"""
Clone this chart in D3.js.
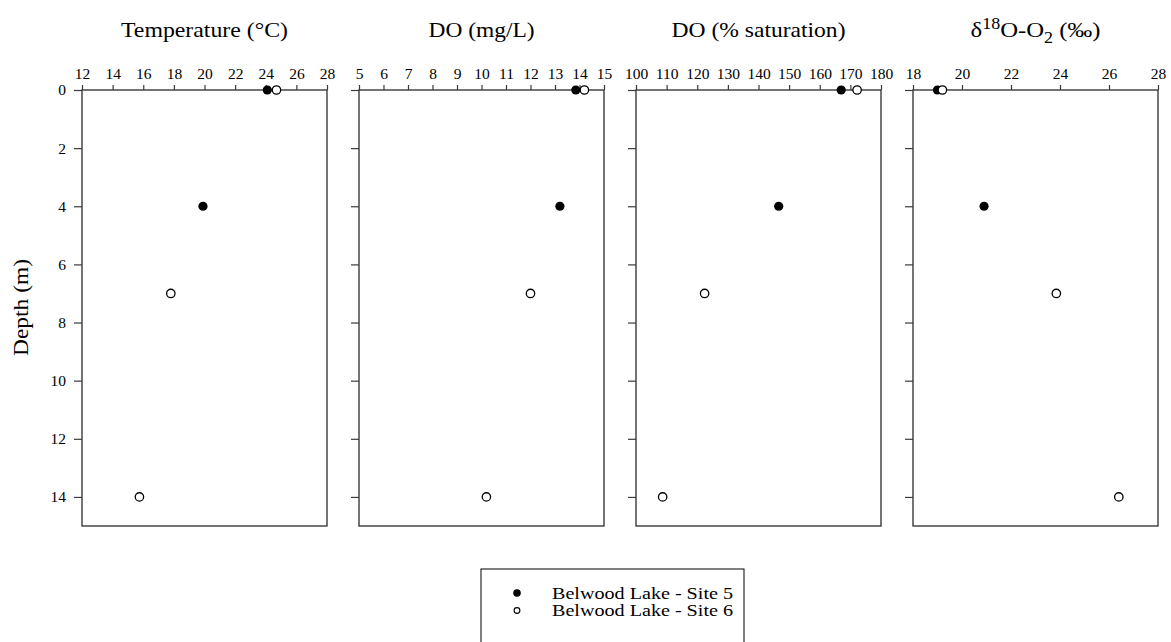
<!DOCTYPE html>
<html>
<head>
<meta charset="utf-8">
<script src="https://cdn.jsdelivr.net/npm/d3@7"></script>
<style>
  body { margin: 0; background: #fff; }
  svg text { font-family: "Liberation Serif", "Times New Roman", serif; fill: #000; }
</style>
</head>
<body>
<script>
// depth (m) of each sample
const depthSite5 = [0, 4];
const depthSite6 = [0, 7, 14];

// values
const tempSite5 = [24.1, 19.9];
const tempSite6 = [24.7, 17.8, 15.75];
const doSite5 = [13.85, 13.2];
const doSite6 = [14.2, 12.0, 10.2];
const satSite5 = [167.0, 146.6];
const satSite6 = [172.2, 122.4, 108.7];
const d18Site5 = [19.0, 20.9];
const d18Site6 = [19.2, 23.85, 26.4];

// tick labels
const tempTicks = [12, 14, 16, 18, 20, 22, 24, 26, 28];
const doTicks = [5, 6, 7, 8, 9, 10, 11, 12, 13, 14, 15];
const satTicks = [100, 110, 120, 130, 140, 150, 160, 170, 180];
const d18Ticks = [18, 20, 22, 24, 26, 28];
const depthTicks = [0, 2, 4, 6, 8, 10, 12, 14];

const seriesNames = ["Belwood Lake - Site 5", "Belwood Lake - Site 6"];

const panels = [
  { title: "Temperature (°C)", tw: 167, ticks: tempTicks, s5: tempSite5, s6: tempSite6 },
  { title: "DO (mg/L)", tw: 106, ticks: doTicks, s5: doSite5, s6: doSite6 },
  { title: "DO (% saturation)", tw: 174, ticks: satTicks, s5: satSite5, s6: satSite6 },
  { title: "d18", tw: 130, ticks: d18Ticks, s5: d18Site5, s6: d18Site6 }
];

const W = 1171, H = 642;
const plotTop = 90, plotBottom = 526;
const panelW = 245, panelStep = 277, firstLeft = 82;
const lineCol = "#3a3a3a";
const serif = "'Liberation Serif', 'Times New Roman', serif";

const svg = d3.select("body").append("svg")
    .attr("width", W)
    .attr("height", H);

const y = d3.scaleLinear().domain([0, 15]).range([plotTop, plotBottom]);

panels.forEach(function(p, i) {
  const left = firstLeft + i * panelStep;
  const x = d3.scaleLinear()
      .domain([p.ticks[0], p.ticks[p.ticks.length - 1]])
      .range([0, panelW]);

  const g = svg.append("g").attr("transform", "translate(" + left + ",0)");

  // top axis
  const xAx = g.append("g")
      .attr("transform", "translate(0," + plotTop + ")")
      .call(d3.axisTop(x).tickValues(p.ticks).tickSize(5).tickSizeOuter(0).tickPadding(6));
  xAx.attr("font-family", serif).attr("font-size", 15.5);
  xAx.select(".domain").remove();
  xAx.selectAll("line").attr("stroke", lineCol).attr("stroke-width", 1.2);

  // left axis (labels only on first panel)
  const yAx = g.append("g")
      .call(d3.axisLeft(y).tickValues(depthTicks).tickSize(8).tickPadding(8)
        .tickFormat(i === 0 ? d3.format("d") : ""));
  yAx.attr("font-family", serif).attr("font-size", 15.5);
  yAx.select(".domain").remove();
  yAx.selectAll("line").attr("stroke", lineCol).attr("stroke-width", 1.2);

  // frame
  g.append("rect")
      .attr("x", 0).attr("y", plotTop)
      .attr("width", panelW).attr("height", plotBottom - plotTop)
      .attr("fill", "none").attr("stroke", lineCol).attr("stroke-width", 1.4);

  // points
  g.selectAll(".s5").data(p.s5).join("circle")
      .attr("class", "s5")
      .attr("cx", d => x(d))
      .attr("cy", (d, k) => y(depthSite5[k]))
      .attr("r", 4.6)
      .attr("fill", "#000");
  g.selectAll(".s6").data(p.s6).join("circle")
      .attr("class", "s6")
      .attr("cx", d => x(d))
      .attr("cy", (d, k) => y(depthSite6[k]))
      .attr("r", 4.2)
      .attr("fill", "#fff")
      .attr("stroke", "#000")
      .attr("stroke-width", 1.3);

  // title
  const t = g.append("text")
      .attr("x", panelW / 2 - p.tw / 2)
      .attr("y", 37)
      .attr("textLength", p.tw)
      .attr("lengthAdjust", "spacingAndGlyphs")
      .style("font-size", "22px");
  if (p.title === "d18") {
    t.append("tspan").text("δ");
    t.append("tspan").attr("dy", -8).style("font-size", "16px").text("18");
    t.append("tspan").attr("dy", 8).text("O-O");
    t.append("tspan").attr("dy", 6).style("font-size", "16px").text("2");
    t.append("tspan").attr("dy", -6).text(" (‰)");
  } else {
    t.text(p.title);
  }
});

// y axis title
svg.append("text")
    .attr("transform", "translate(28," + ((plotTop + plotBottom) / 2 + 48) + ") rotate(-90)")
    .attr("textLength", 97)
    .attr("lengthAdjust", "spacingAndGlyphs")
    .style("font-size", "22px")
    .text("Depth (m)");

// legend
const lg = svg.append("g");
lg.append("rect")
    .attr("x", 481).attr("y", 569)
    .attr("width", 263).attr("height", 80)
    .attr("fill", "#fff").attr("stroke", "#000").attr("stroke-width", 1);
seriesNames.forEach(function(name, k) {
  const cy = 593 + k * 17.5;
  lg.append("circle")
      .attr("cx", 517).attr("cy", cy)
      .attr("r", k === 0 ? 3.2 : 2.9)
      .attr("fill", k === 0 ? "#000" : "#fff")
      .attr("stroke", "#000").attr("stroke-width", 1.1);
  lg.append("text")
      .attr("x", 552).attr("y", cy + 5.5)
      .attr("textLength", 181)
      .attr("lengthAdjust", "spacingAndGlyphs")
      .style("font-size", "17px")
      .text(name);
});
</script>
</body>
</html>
"""
"""
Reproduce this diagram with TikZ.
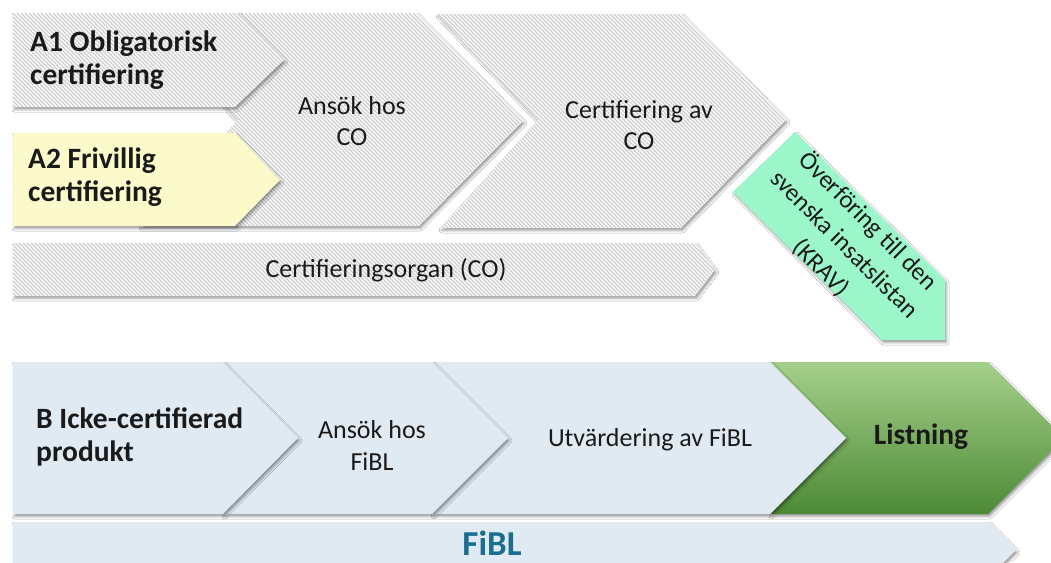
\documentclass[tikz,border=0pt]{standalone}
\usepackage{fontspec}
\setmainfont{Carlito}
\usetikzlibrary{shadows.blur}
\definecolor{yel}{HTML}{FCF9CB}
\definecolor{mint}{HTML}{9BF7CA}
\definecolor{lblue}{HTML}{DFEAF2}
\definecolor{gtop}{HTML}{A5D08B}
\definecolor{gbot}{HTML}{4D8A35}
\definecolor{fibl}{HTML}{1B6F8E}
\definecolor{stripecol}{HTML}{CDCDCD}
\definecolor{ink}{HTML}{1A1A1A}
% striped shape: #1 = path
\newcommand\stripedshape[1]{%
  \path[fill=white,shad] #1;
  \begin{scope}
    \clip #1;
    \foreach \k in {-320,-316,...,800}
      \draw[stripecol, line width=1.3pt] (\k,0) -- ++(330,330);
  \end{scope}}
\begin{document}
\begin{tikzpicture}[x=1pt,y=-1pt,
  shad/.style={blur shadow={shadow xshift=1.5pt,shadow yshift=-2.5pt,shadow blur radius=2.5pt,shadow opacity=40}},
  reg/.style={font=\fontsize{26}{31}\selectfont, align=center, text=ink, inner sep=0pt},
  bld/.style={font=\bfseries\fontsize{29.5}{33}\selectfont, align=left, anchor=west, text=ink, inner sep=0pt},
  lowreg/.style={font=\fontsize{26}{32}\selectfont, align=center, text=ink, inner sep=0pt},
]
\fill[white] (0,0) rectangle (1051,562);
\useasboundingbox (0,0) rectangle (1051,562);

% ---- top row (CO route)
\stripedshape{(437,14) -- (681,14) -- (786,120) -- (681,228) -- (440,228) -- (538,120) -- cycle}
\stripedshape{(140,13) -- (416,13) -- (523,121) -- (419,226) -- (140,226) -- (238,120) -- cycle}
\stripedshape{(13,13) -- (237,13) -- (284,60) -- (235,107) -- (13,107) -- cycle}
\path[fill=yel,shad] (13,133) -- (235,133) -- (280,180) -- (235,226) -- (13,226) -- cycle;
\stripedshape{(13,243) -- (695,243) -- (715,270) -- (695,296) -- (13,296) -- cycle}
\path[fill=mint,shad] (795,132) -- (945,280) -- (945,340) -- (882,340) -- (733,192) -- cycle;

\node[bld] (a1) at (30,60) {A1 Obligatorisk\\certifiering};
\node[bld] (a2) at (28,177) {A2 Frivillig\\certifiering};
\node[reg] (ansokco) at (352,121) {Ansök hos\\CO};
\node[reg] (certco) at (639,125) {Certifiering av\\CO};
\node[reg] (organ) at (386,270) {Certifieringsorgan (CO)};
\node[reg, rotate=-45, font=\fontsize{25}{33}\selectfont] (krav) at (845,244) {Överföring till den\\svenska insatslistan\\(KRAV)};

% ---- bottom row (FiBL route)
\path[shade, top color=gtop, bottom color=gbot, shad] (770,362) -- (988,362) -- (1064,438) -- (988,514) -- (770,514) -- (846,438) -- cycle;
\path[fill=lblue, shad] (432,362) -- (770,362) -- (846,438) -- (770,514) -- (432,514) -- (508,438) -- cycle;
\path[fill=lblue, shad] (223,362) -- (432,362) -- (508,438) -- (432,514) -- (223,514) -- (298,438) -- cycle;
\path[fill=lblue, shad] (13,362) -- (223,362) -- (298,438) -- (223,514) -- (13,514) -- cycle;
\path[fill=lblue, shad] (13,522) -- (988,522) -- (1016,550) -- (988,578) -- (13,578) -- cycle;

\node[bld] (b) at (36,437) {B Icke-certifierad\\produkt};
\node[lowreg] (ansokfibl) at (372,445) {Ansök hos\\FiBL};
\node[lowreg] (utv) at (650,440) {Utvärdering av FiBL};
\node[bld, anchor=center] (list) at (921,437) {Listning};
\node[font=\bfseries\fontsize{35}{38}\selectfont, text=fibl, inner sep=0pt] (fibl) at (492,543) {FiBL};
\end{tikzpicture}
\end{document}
"""
Wherever the word "this" occurs in a line of the listing, copy that line.

## COMPLETE ANSWER
Clone this chart in D3.js.
Reproduce this diagram with TikZ.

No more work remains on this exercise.